Fuller House is a Netflix original series…that is a sequel series to the 90s classic Full House. The original was a series about a recently widowed man trying to raise his three daughters DJ, Stephanie, and Michelle with the help of his brother-in-law and quirky best friend. Fast forward about 28 years and we have Fuller House, a series about the recently widowed oldest daughter from the original series trying to raise her three sons with the help of her sister Stephanie and quirky best friend Kimmy. It’s a gender flip of the same premise. How well does it do when implemented? Let’s talk turkey.
Episode one is a heavy handed attempt to get you to ride the nostalgia train and get sold on the new series. It includes flashbacks, side-by-side comparisons of scenes, and every single main character from the original series (except Michelle) present and accounted for.
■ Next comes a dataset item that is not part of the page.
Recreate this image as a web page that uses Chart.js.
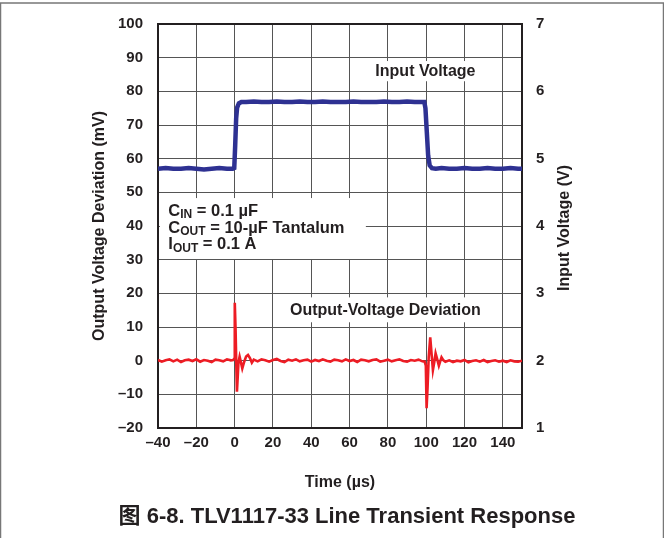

The reasoning behind it works. Danny and Becky are going to be hosting a nationally broadcast morning show – you’ve got some competition Kelly and Michael. Michelle’s absence is mentioned a few times jokingly, including one moment where they mock the missing Tanner by directly looking at the camera, breaking the fourth wall and letting you know, “Yup, she’s not here, her choice, not ours.”
After the build up and Danny handing his recently widowed daughter his house, we get into the series proper. Each episode is generally a single issue which is summarily solved by the end of the episode with love, talking, and lots of hugs. Family comes first. There’s lots of hugging. Basically, it’s the original Full House with the genders of the core cast flipped and the inclusion of cell phones.
And really, that’s kind of the beauty of it. While there is some humor that is targeted toward adults who would have watched the original series, it’s still cheesy, family fare that I would not feel uncomfortable with my young children watching with me. That’s saying something, considering I do not necessarily feel the same way about other shows on television today (including certain episodes of Family Feud).
One of the things which does set this apart from the original series is Kimmy Gibbler. While similar to Joey in many ways, she’s not merely a bachelorette who’s just goofy comic relief. Kimmy is actually a successful small business owner with a teenage daughter of her own who’s in the middle of a divorce from her husband who, she very clearly is still in love with (and him with her). This creates some subtext and drama to the otherwise entirely comedic series that is needed and well crafted.
Overall, the series is getting destroyed by the critics. You know what else was destroyed by the critics? Full House. It was never a great show by any stretch of the imagination, but that’s okay. It filled a role, a needed one, for family friendly television. Fuller House seems intent on doing something similar for a new generation, and spending a lot of time reminding you that it’s for a new generation. It’s not a classic piece of American television, but it’s cute, family friendly, and at times honestly funny. I found myself laughing out loud numerous times each episode. Perhaps my sense of humor has changed as I’ve aged, but all in all – I’ve enjoyed it. I plan to finish it up soon with my wife and, if they renew it, I’d watch more Fuller House. Critics will probably still hate it, but you know what – they don’t get the draw to simple, family friendly fare that ends every episode with hugs. They never really did.